For expenses comprise of annual membership fees of clubs paid for the Directors of the company. It is noted that the Hon’ble Supreme Court in the case of CIT Vs United Glass Mfg. Co. Ltd. [2012 (9) TMI 914 - SUPREME COURT] has held that the club membership fees for employees incurred by the assessee is business expense u/s 37.
Assessee has also demonstrated that these club expenses were considered as non-monetary perquisite in the hands of the Directors and it formed part of their respective taxable salaries. The copies of the relevant Forms 16 of the Directors are available at Pages 129 to 136 of the paper book. Hence, the club expenses borne by the assessee was in sum and substance in the nature of employees’ compensation cost, which was rightly claimed as deduction u/s 37 of the Act. - Decided in favour of assessee.
Additional claim for deduction of entry tax paid under protest during the relevant year u/s 43B of the Act, which had not been claimed in the return of income - HELD THAT:- AR pointed out that, although the AO had categorically observed that the amount of ₹ 62,90,188/- was allowable u/s 43B of the Act, but while computing the taxable income, separate deduction in relation thereto, had not been granted by him. The limited prayed of the Ld. AR of the assessee is to direct the AO to follow his own observations and allow deduction for the entry tax paid in the computation of total income. DR appearing on behalf of the Revenue fairly stated that this appears to be an apparent mistake committed by the AO in the computation of assessable income. Having regard to the foregoing, we accordingly direct the AO to allow deduction for entry tax aid by the assessee during the year while assessing the total income for the relevant year. This ground therefore stands allowed.

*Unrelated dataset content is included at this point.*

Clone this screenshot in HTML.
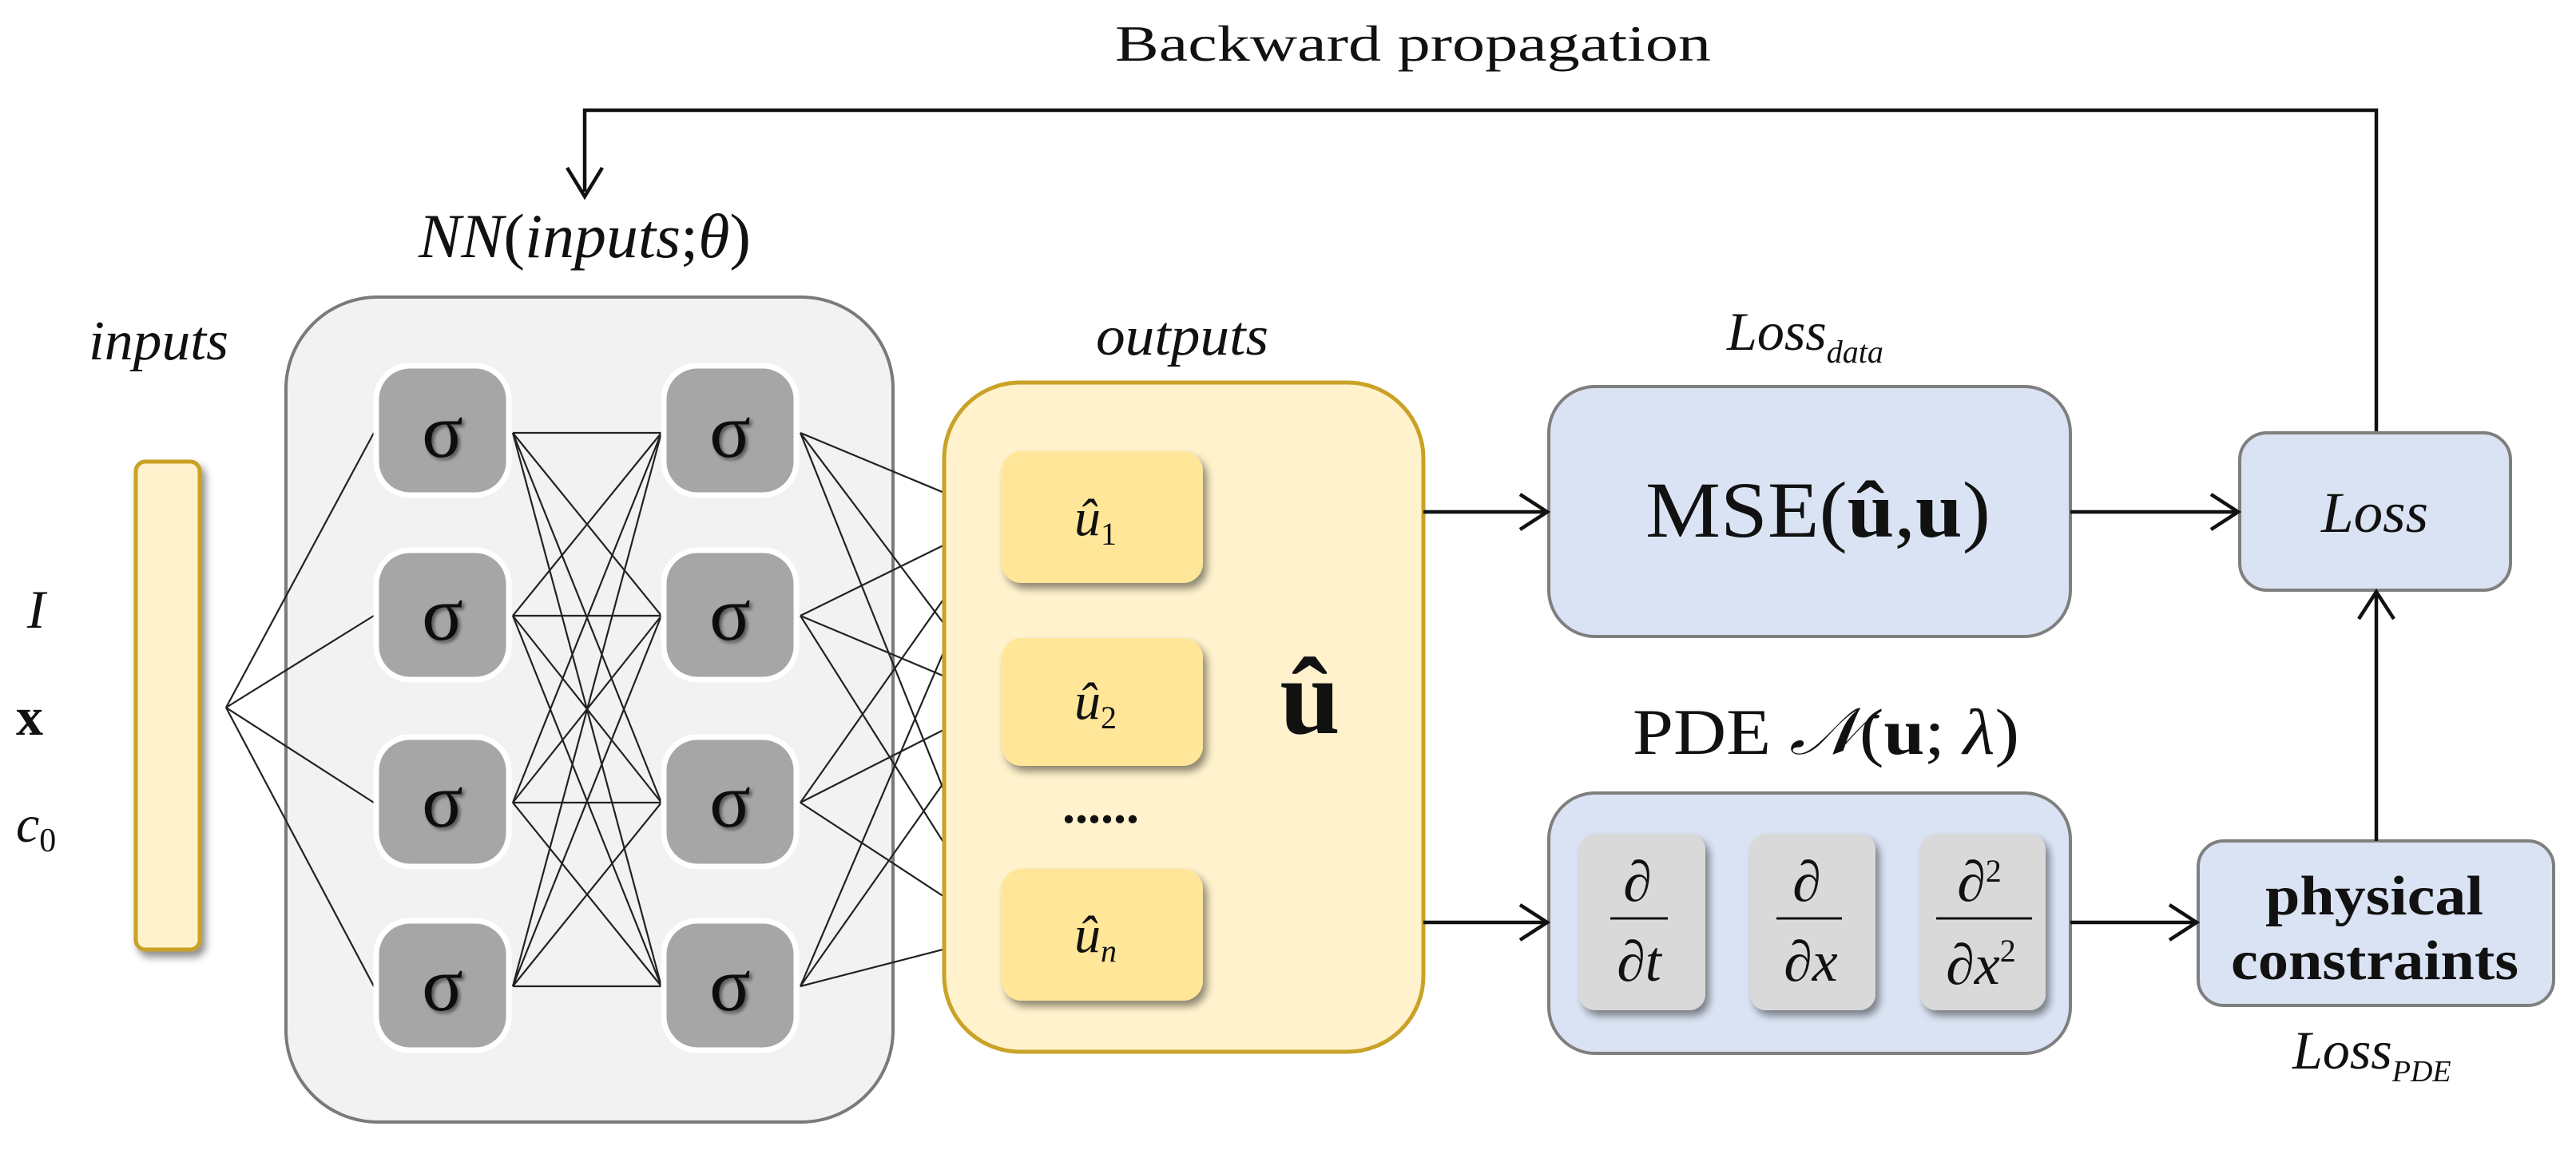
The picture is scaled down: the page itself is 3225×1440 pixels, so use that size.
<!DOCTYPE html>
<html><head><meta charset="utf-8"><style>
html,body{margin:0;padding:0;background:#fff;}
svg{display:block;}
text{font-family:"Liberation Serif","DejaVu Serif",serif;fill:#111;}
</style></head><body>
<svg width="3225" height="1440" viewBox="0 0 3225 1440" xmlns="http://www.w3.org/2000/svg">
<defs>
<filter id="sh" x="-30%" y="-30%" width="160%" height="160%"><feGaussianBlur in="SourceAlpha" stdDeviation="5"/><feOffset dx="5" dy="7"/><feComponentTransfer><feFuncA type="linear" slope="0.45"/></feComponentTransfer><feMerge><feMergeNode/><feMergeNode in="SourceGraphic"/></feMerge></filter>
<filter id="ts" x="-20%" y="-20%" width="140%" height="140%"><feGaussianBlur in="SourceAlpha" stdDeviation="2"/><feOffset dx="3" dy="3"/><feComponentTransfer><feFuncA type="linear" slope="0.5"/></feComponentTransfer><feMerge><feMergeNode/><feMergeNode in="SourceGraphic"/></feMerge></filter>
</defs>

<text x="1396" y="76" font-size="64" textLength="746" lengthAdjust="spacingAndGlyphs">Backward propagation</text>
<polyline points="732,240 732,138 2975,138 2975,542" fill="none" stroke="#111" stroke-width="4.5"/>
<polyline points="710,210 732,246 754,210" fill="none" stroke="#111" stroke-width="4.5"/>

<text x="524" y="322" font-size="78" textLength="416" lengthAdjust="spacingAndGlyphs"><tspan font-style="italic">NN</tspan>(<tspan font-style="italic">inputs</tspan>;<tspan font-style="italic">θ</tspan>)</text>

<rect x="358" y="372" width="760" height="1033" rx="115" fill="#f2f2f2" stroke="#7a7a7a" stroke-width="4"/>

<text x="111" y="450" font-size="70" font-style="italic" textLength="175" lengthAdjust="spacingAndGlyphs">inputs</text>
<rect x="170" y="578" width="80" height="611" rx="12" fill="#fff2cc" stroke="#c9a227" stroke-width="5" filter="url(#sh)"/>
<text x="34" y="786" font-size="68" font-style="italic">I</text>
<text x="20" y="920" font-size="68" font-weight="bold">x</text>
<text x="20" y="1054" font-size="66" font-style="italic">c<tspan font-size="42" font-style="normal" dy="12">0</tspan></text>

<g stroke="#222" stroke-width="2.2" fill="none">
<line x1="283" y1="886" x2="468" y2="542"/><line x1="283" y1="886" x2="468" y2="771"/><line x1="283" y1="886" x2="468" y2="1005"/><line x1="283" y1="886" x2="468" y2="1235"/>
<line x1="642" y1="542" x2="828" y2="542"/><line x1="642" y1="542" x2="828" y2="771"/><line x1="642" y1="542" x2="828" y2="1005"/><line x1="642" y1="542" x2="828" y2="1235"/>
<line x1="642" y1="771" x2="828" y2="542"/><line x1="642" y1="771" x2="828" y2="771"/><line x1="642" y1="771" x2="828" y2="1005"/><line x1="642" y1="771" x2="828" y2="1235"/>
<line x1="642" y1="1005" x2="828" y2="542"/><line x1="642" y1="1005" x2="828" y2="771"/><line x1="642" y1="1005" x2="828" y2="1005"/><line x1="642" y1="1005" x2="828" y2="1235"/>
<line x1="642" y1="1235" x2="828" y2="542"/><line x1="642" y1="1235" x2="828" y2="771"/><line x1="642" y1="1235" x2="828" y2="1005"/><line x1="642" y1="1235" x2="828" y2="1235"/>
<line x1="1002" y1="542" x2="1254" y2="647"/><line x1="1002" y1="542" x2="1254" y2="877"/><line x1="1002" y1="542" x2="1254" y2="1170"/>
<line x1="1002" y1="771" x2="1254" y2="647"/><line x1="1002" y1="771" x2="1254" y2="877"/><line x1="1002" y1="771" x2="1254" y2="1170"/>
<line x1="1002" y1="1005" x2="1254" y2="647"/><line x1="1002" y1="1005" x2="1254" y2="877"/><line x1="1002" y1="1005" x2="1254" y2="1170"/>
<line x1="1002" y1="1235" x2="1254" y2="647"/><line x1="1002" y1="1235" x2="1254" y2="877"/><line x1="1002" y1="1235" x2="1254" y2="1170"/>
</g>

<g fill="#a6a6a6" stroke="#ffffff" stroke-width="7">
<rect x="471" y="458" width="166" height="162" rx="42"/><rect x="471" y="689" width="166" height="162" rx="42"/><rect x="471" y="923" width="166" height="162" rx="42"/><rect x="471" y="1153" width="166" height="162" rx="42"/>
<rect x="831" y="458" width="166" height="162" rx="42"/><rect x="831" y="689" width="166" height="162" rx="42"/><rect x="831" y="923" width="166" height="162" rx="42"/><rect x="831" y="1153" width="166" height="162" rx="42"/>
</g>
<g font-size="96" text-anchor="middle" filter="url(#ts)" font-family="'DejaVu Sans',sans-serif">
<text x="554" y="572">σ</text><text x="554" y="801">σ</text><text x="554" y="1035">σ</text><text x="554" y="1265">σ</text>
<text x="914" y="572">σ</text><text x="914" y="801">σ</text><text x="914" y="1035">σ</text><text x="914" y="1265">σ</text>
</g>

<text x="1372" y="444" font-size="70" font-style="italic" textLength="216" lengthAdjust="spacingAndGlyphs">outputs</text>
<rect x="1182" y="479" width="600" height="838" rx="95" fill="#fff2cc" stroke="#c9a227" stroke-width="5"/>
<g fill="#ffe699" filter="url(#sh)">
<rect x="1254" y="565" width="252" height="165" rx="25"/><rect x="1254" y="799" width="252" height="160" rx="25"/><rect x="1254" y="1088" width="252" height="165" rx="25"/>
</g>
<g font-size="66" font-style="italic">
<text x="1345" y="670">û<tspan font-size="40" font-style="normal" dy="12">1</tspan></text>
<text x="1345" y="900">û<tspan font-size="40" font-style="normal" dy="12">2</tspan></text>
<text x="1345" y="1192">û<tspan font-size="40" dy="12">n</tspan></text>
</g>
<text x="1378" y="1030" font-size="64" font-weight="bold" text-anchor="middle">......</text>
<text x="1640" y="918" font-size="136" font-weight="bold" text-anchor="middle">û</text>

<text x="2162" y="438" font-size="68" font-style="italic">Loss<tspan font-size="40" dy="16">data</tspan></text>
<rect x="1939" y="484" width="653" height="313" rx="58" fill="#dae3f3" stroke="#7f7f7f" stroke-width="4"/>
<text x="2060" y="672" font-size="100" textLength="432" lengthAdjust="spacingAndGlyphs">MSE(<tspan font-weight="bold">û</tspan>,<tspan font-weight="bold">u</tspan>)</text>

<rect x="2804" y="542" width="339" height="197" rx="34" fill="#dae3f3" stroke="#7f7f7f" stroke-width="4"/>
<text x="2906" y="666" font-size="72" font-style="italic" textLength="134" lengthAdjust="spacingAndGlyphs">Loss</text>

<text x="2044" y="944" font-size="82" textLength="484" lengthAdjust="spacingAndGlyphs">PDE <tspan font-style="italic" font-family="'DejaVu Serif',serif">𝒩</tspan>(<tspan font-weight="bold">u</tspan>; <tspan font-style="italic">λ</tspan>)</text>
<rect x="1939" y="993" width="653" height="326" rx="58" fill="#dae3f3" stroke="#7f7f7f" stroke-width="4"/>
<g fill="#d9d9d9" filter="url(#sh)">
<rect x="1977" y="1044" width="158" height="221" rx="20"/><rect x="2191" y="1044" width="157" height="221" rx="20"/><rect x="2404" y="1044" width="157" height="221" rx="20"/>
</g>
<g font-size="72" font-style="italic" text-anchor="middle">
<text x="2050" y="1128">∂</text><text x="2052" y="1228">∂t</text>
<text x="2262" y="1128">∂</text><text x="2267" y="1228">∂x</text>
<text x="2478" y="1128">∂<tspan font-size="40" font-style="normal" dy="-24">2</tspan></text><text x="2480" y="1232">∂x<tspan font-size="40" font-style="normal" dy="-28">2</tspan></text>
</g>
<g stroke="#111" stroke-width="3">
<line x1="2016" y1="1150" x2="2088" y2="1150"/><line x1="2224" y1="1150" x2="2306" y2="1150"/><line x1="2424" y1="1150" x2="2544" y2="1150"/>
</g>

<rect x="2752" y="1053" width="445" height="206" rx="32" fill="#dae3f3" stroke="#7f7f7f" stroke-width="4"/>
<text x="2836" y="1145" font-size="70" font-weight="bold" textLength="273" lengthAdjust="spacingAndGlyphs">physical</text>
<text x="2793" y="1226" font-size="70" font-weight="bold" textLength="360" lengthAdjust="spacingAndGlyphs">constraints</text>
<text x="2870" y="1338" font-size="68" font-style="italic">Loss<tspan font-size="38" dy="16">PDE</tspan></text>

<g stroke="#111" stroke-width="4.5" fill="none">
<line x1="1782" y1="641" x2="1935" y2="641"/><polyline points="1903,619 1937,641 1903,663"/>
<line x1="2592" y1="641" x2="2800" y2="641"/><polyline points="2768,619 2802,641 2768,663"/>
<line x1="1782" y1="1155" x2="1935" y2="1155"/><polyline points="1903,1133 1937,1155 1903,1177"/>
<line x1="2592" y1="1155" x2="2748" y2="1155"/><polyline points="2716,1133 2750,1155 2716,1177"/>
<line x1="2975" y1="1053" x2="2975" y2="743"/><polyline points="2953,775 2975,741 2997,775"/>
</g>
</svg>
</body></html>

Disallowance of mandi fees u/s 43B - HELD THAT:- Hon'ble Apex Court in the case of NTPC Vs CIT[1996 (12) TMI 7 - SUPREME COURT] and Goetze (India) Ltd. [2006 (3) TMI 75 - SUPREME COURT] has held that that, if a claim which is available in law is not raised either inadvertently or an account of erroneous plea of complex legal position, in the return of income such a relief cannot be shut up for all the times to come merely because it is raised for the first time in appellate proceedings in absence of a revised return filed before the Assessing Officer. For the aforementioned reasons, we therefore admit this ground raised by the assessee.
In the facts of the present case, the assessment year in question is AY 2016-17. Having regard to the provisions of Section 43B(1)(a) of the Act as applicable to this AY, we hold that ‘fees’ is indeed included within the fold of Section 43B of the Act and is therefore allowable only on actual payment basis. For the reasons as aforesaid, this ground of appeal therefore stands dismissed.
Direction to AO for re-computation of the set off and carry forward of unabsorbed business loss and depreciation brought forward from the earlier years - HELD THAT:- In terms of the above findings, we direct the AO to re-compute the set off and carry forward of unabsorbed business loss and depreciation brought forward from the earlier years while giving effect to this appeal. Accordingly, this ground stands allowed for statistical purposes.